France was not the only country boosted by its fashion industry following World War II. Italy became a leader, known for their artisanal craftsmanship and materials, a purveyor of style and taste. Attributes they hold 70 years later.
I don’t know why I find myself surprised to find so many female Italian designers. But I was. There were garments from many of my favorites: Giambattista Vali, Gucci, Valentino of course, Fendi, Pucci, Gianfranco Ferre, and Armani. But there were also pieces by Mila Schon, Simonetta, Alberto Fabiani, Roberto Capucci, Andre Laug, Trussardi and Federico Forquet who of course worked for beloved Balenciaga in the exhibit. Not to mention a glorious brooch of Elizabeth Taylors BVLGARI, a diamond tremblant floral brooch.
Now, I’m not a big sparkly jewelry girl. But standing in front of the display case I could understand why “they” say diamonds are a girl’s best friend. The sparkle was mesmerizing.
I’d be lying if I didn’t share I wanted to get my hands on many of the garments, get an up close and personal look at the technique and design. Hell, I’d like to see if there was any perfume or BO left on the War and Peace costume by Audrey Hepburn.
I wished there had been more jewelry and that I could take pictures, but I was not disappointed. The history was fascinating, the garments glorious. I also had the opportunity to talk with two sisters, the younger of whom was considering a career in fashion. It has been a while since I’ve been graced to influence the minds of young creatives. I quite enjoyed our conversations.
And finally in the end I got to flex my muscles and do a little sketching and feel my way along the braille of my creatrix passions. And for a moment found myself dancing with my muse.
If you are close by and can make it head down to Portland for the exhibit…..Well, I highly recommend you do. And for now I will simply plan my next trip to visit the roses.
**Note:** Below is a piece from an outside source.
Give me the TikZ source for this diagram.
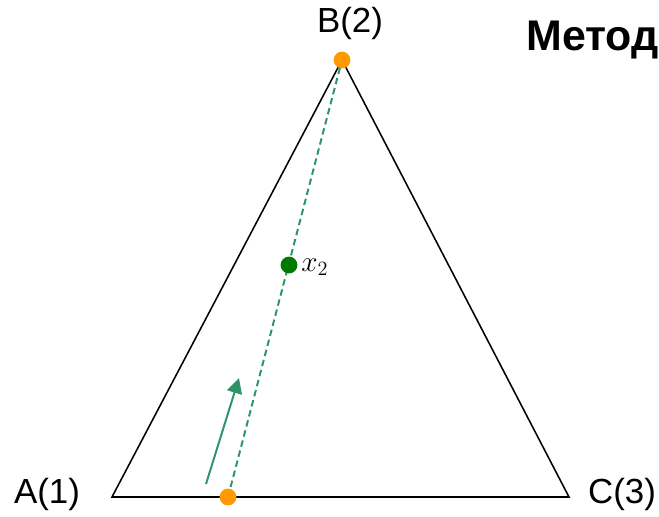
\documentclass[tikz,border=0pt]{standalone}
\usepackage{fontspec}
\usetikzlibrary{arrows.meta}
\newfontfamily\labelfont{Liberation Sans}
\definecolor{dotorange}{HTML}{FF9900}
\definecolor{dotgreen}{HTML}{007A00}
\definecolor{pathgreen}{HTML}{2E9467}
\begin{document}
\begin{tikzpicture}[x=0.025cm,y=-0.025cm,
  vertexlabel/.style={font=\labelfont\fontsize{24.8}{28}\selectfont,inner sep=0pt},
  orangedot/.style={circle,fill=dotorange,inner sep=0pt,minimum size=0.42cm},
  greendot/.style={circle,fill=dotgreen,inner sep=0pt,minimum size=0.42cm}]
\useasboundingbox (0,0) rectangle (659,516);
% vertices of the triangle
\coordinate (A) at (112,497);
\coordinate (B) at (342,60);
\coordinate (C) at (569,497);
\draw[line width=1.1pt] (A) -- (B) -- (C) -- cycle;
% path from the base point to B
\coordinate (P) at (228,497);
\draw[pathgreen,line width=1.4pt,dash pattern=on 4.6pt off 2.8pt] (P) -- (B);
\node[orangedot] (dotB) at (B) {};
\node[orangedot] (dotP) at (P) {};
\node[greendot] (dotX) at (289,265) {};
\node[anchor=west,inner sep=0pt,font=\fontsize{20}{24}\selectfont] (xlab) at (301,267) {$x_2$};
% direction arrow
\coordinate (arrS) at (206,484);
\coordinate (arrE) at (239,378);
\draw[pathgreen,line width=1.4pt,-{Triangle[length=0.38cm,width=0.38cm]}] (arrS) -- (arrE);
% labels
\node[vertexlabel] (labA) at (47,494) {A(1)};
\node[vertexlabel] (labB) at (350,23) {B(2)};
\node[vertexlabel] (labC) at (622,494) {C(3)};
\node[anchor=west,inner sep=0pt,font=\labelfont\bfseries\fontsize{30.5}{34}\selectfont] (title) at (526,40) {Метод};
\end{tikzpicture}
\end{document}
You’re back! I hope you are feeling better, and I’m so happy to hear that your muse got poked and you shared a lovely sketch. Thanks for sharing your visit to the exhibit. I too am disappointed that you couldn’t take photos. I can’t even imagine why postcards weren’t available. I often prefer those to photos since I’m not a good photographer.
I think it was crazy they were postcardless. And the books offered didn’t feature what was in the exhibit. The guards knew how to hover right on top of the things I wanted to photograph. Argh! Looks like we should have gone down together.